**Objective**
Extract the whole listing as it stands. Do not include the pictures.

**Task material**
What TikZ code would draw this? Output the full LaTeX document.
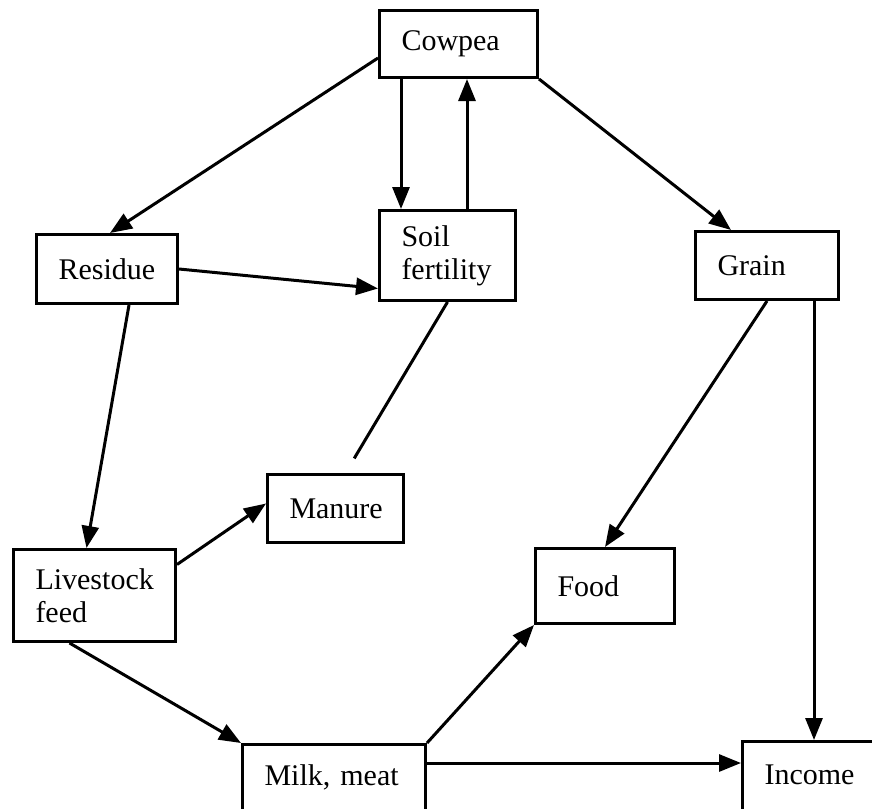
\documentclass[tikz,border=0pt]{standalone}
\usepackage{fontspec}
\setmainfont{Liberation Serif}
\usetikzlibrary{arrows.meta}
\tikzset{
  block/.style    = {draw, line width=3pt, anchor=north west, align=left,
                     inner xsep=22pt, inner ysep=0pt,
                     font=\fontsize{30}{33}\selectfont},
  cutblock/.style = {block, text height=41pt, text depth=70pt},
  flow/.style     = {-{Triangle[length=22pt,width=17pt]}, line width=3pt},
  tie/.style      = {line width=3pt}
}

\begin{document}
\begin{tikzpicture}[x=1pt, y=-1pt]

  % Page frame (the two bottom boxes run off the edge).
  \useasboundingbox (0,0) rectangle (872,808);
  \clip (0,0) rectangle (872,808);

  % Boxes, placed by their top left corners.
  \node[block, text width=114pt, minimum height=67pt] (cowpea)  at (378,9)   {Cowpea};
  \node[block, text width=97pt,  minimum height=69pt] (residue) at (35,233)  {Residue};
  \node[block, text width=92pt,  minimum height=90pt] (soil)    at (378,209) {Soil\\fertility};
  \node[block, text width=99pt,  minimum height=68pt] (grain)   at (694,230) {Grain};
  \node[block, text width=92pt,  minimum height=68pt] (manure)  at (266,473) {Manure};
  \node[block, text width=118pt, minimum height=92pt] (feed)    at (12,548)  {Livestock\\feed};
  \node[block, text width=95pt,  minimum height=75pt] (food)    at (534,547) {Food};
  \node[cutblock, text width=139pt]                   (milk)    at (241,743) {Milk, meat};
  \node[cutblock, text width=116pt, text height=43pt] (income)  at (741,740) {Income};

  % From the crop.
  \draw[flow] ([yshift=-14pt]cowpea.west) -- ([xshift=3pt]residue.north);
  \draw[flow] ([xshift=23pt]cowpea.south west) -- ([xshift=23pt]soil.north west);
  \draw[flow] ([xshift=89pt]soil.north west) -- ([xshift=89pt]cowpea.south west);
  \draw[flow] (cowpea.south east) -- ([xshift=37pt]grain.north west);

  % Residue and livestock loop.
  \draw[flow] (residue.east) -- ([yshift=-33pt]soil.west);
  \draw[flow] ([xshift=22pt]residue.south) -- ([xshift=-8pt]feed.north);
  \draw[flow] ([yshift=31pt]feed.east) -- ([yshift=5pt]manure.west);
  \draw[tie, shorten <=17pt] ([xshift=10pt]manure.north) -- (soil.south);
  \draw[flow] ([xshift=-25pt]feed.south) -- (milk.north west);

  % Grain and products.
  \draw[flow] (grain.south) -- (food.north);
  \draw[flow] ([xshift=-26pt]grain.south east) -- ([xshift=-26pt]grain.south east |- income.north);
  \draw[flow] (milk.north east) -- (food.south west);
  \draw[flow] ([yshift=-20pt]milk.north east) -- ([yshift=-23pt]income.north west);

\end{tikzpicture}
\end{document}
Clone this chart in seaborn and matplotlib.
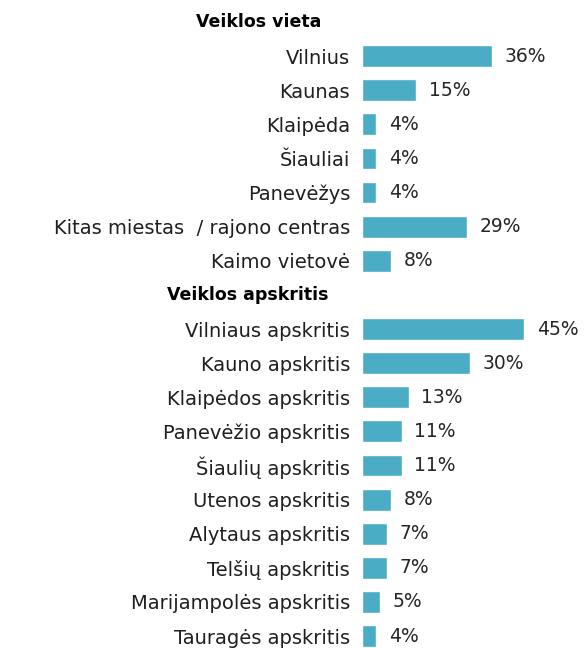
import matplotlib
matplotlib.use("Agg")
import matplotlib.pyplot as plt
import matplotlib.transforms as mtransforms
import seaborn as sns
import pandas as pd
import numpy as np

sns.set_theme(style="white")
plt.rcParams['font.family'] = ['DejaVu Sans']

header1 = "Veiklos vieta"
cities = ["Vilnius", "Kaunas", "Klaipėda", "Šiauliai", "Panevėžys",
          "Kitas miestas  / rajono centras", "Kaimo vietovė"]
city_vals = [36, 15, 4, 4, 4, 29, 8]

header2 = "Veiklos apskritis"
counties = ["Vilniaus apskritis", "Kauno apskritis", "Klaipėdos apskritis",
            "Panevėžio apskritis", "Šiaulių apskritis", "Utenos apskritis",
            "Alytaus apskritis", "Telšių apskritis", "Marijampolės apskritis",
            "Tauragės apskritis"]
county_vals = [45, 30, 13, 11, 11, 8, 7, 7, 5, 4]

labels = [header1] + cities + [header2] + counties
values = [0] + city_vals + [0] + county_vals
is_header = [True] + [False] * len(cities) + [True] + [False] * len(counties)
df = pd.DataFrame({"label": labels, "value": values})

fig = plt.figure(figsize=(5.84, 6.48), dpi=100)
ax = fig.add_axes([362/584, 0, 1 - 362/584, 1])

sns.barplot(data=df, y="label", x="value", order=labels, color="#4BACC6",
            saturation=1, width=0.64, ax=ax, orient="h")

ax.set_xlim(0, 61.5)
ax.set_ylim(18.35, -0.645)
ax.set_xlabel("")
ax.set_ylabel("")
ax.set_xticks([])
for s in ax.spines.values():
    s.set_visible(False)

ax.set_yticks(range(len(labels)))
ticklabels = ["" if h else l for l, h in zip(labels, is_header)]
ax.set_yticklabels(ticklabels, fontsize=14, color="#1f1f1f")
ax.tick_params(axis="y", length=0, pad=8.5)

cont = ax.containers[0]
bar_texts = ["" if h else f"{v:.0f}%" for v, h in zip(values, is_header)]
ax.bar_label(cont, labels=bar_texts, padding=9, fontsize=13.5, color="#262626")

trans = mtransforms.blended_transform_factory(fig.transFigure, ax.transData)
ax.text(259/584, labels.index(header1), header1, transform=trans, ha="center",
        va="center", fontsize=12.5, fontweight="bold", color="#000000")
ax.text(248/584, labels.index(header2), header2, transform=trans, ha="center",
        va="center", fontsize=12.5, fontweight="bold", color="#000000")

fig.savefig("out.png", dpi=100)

**Correct result**
What TikZ code would draw this? Output the full LaTeX document.
\documentclass[tikz,border=0pt]{standalone}
\usepackage{fontspec}
\setmainfont{Liberation Serif}
\usetikzlibrary{arrows.meta}
\tikzset{
  block/.style    = {draw, line width=3pt, anchor=north west, align=left,
                     inner xsep=22pt, inner ysep=0pt,
                     font=\fontsize{30}{33}\selectfont},
  cutblock/.style = {block, text height=41pt, text depth=70pt},
  flow/.style     = {-{Triangle[length=22pt,width=17pt]}, line width=3pt},
  tie/.style      = {line width=3pt}
}

\begin{document}
\begin{tikzpicture}[x=1pt, y=-1pt]

  % Page frame (the two bottom boxes run off the edge).
  \useasboundingbox (0,0) rectangle (872,808);
  \clip (0,0) rectangle (872,808);

  % Boxes, placed by their top left corners.
  \node[block, text width=114pt, minimum height=67pt] (cowpea)  at (378,9)   {Cowpea};
  \node[block, text width=97pt,  minimum height=69pt] (residue) at (35,233)  {Residue};
  \node[block, text width=92pt,  minimum height=90pt] (soil)    at (378,209) {Soil\\fertility};
  \node[block, text width=99pt,  minimum height=68pt] (grain)   at (694,230) {Grain};
  \node[block, text width=92pt,  minimum height=68pt] (manure)  at (266,473) {Manure};
  \node[block, text width=118pt, minimum height=92pt] (feed)    at (12,548)  {Livestock\\feed};
  \node[block, text width=95pt,  minimum height=75pt] (food)    at (534,547) {Food};
  \node[cutblock, text width=139pt]                   (milk)    at (241,743) {Milk, meat};
  \node[cutblock, text width=116pt, text height=43pt] (income)  at (741,740) {Income};

  % From the crop.
  \draw[flow] ([yshift=-14pt]cowpea.west) -- ([xshift=3pt]residue.north);
  \draw[flow] ([xshift=23pt]cowpea.south west) -- ([xshift=23pt]soil.north west);
  \draw[flow] ([xshift=89pt]soil.north west) -- ([xshift=89pt]cowpea.south west);
  \draw[flow] (cowpea.south east) -- ([xshift=37pt]grain.north west);

  % Residue and livestock loop.
  \draw[flow] (residue.east) -- ([yshift=-33pt]soil.west);
  \draw[flow] ([xshift=22pt]residue.south) -- ([xshift=-8pt]feed.north);
  \draw[flow] ([yshift=31pt]feed.east) -- ([yshift=5pt]manure.west);
  \draw[tie, shorten <=17pt] ([xshift=10pt]manure.north) -- (soil.south);
  \draw[flow] ([xshift=-25pt]feed.south) -- (milk.north west);

  % Grain and products.
  \draw[flow] (grain.south) -- (food.north);
  \draw[flow] ([xshift=-26pt]grain.south east) -- ([xshift=-26pt]grain.south east |- income.north);
  \draw[flow] (milk.north east) -- (food.south west);
  \draw[flow] ([yshift=-20pt]milk.north east) -- ([yshift=-23pt]income.north west);

\end{tikzpicture}
\end{document}
Clone this chart in seaborn and matplotlib.
import matplotlib
matplotlib.use("Agg")
import matplotlib.pyplot as plt
import matplotlib.transforms as mtransforms
import seaborn as sns
import pandas as pd
import numpy as np

sns.set_theme(style="white")
plt.rcParams['font.family'] = ['DejaVu Sans']

header1 = "Veiklos vieta"
cities = ["Vilnius", "Kaunas", "Klaipėda", "Šiauliai", "Panevėžys",
          "Kitas miestas  / rajono centras", "Kaimo vietovė"]
city_vals = [36, 15, 4, 4, 4, 29, 8]

header2 = "Veiklos apskritis"
counties = ["Vilniaus apskritis", "Kauno apskritis", "Klaipėdos apskritis",
            "Panevėžio apskritis", "Šiaulių apskritis", "Utenos apskritis",
            "Alytaus apskritis", "Telšių apskritis", "Marijampolės apskritis",
            "Tauragės apskritis"]
county_vals = [45, 30, 13, 11, 11, 8, 7, 7, 5, 4]

labels = [header1] + cities + [header2] + counties
values = [0] + city_vals + [0] + county_vals
is_header = [True] + [False] * len(cities) + [True] + [False] * len(counties)
df = pd.DataFrame({"label": labels, "value": values})

fig = plt.figure(figsize=(5.84, 6.48), dpi=100)
ax = fig.add_axes([362/584, 0, 1 - 362/584, 1])

sns.barplot(data=df, y="label", x="value", order=labels, color="#4BACC6",
            saturation=1, width=0.64, ax=ax, orient="h")

ax.set_xlim(0, 61.5)
ax.set_ylim(18.35, -0.645)
ax.set_xlabel("")
ax.set_ylabel("")
ax.set_xticks([])
for s in ax.spines.values():
    s.set_visible(False)

ax.set_yticks(range(len(labels)))
ticklabels = ["" if h else l for l, h in zip(labels, is_header)]
ax.set_yticklabels(ticklabels, fontsize=14, color="#1f1f1f")
ax.tick_params(axis="y", length=0, pad=8.5)

cont = ax.containers[0]
bar_texts = ["" if h else f"{v:.0f}%" for v, h in zip(values, is_header)]
ax.bar_label(cont, labels=bar_texts, padding=9, fontsize=13.5, color="#262626")

trans = mtransforms.blended_transform_factory(fig.transFigure, ax.transData)
ax.text(259/584, labels.index(header1), header1, transform=trans, ha="center",
        va="center", fontsize=12.5, fontweight="bold", color="#000000")
ax.text(248/584, labels.index(header2), header2, transform=trans, ha="center",
        va="center", fontsize=12.5, fontweight="bold", color="#000000")

fig.savefig("out.png", dpi=100)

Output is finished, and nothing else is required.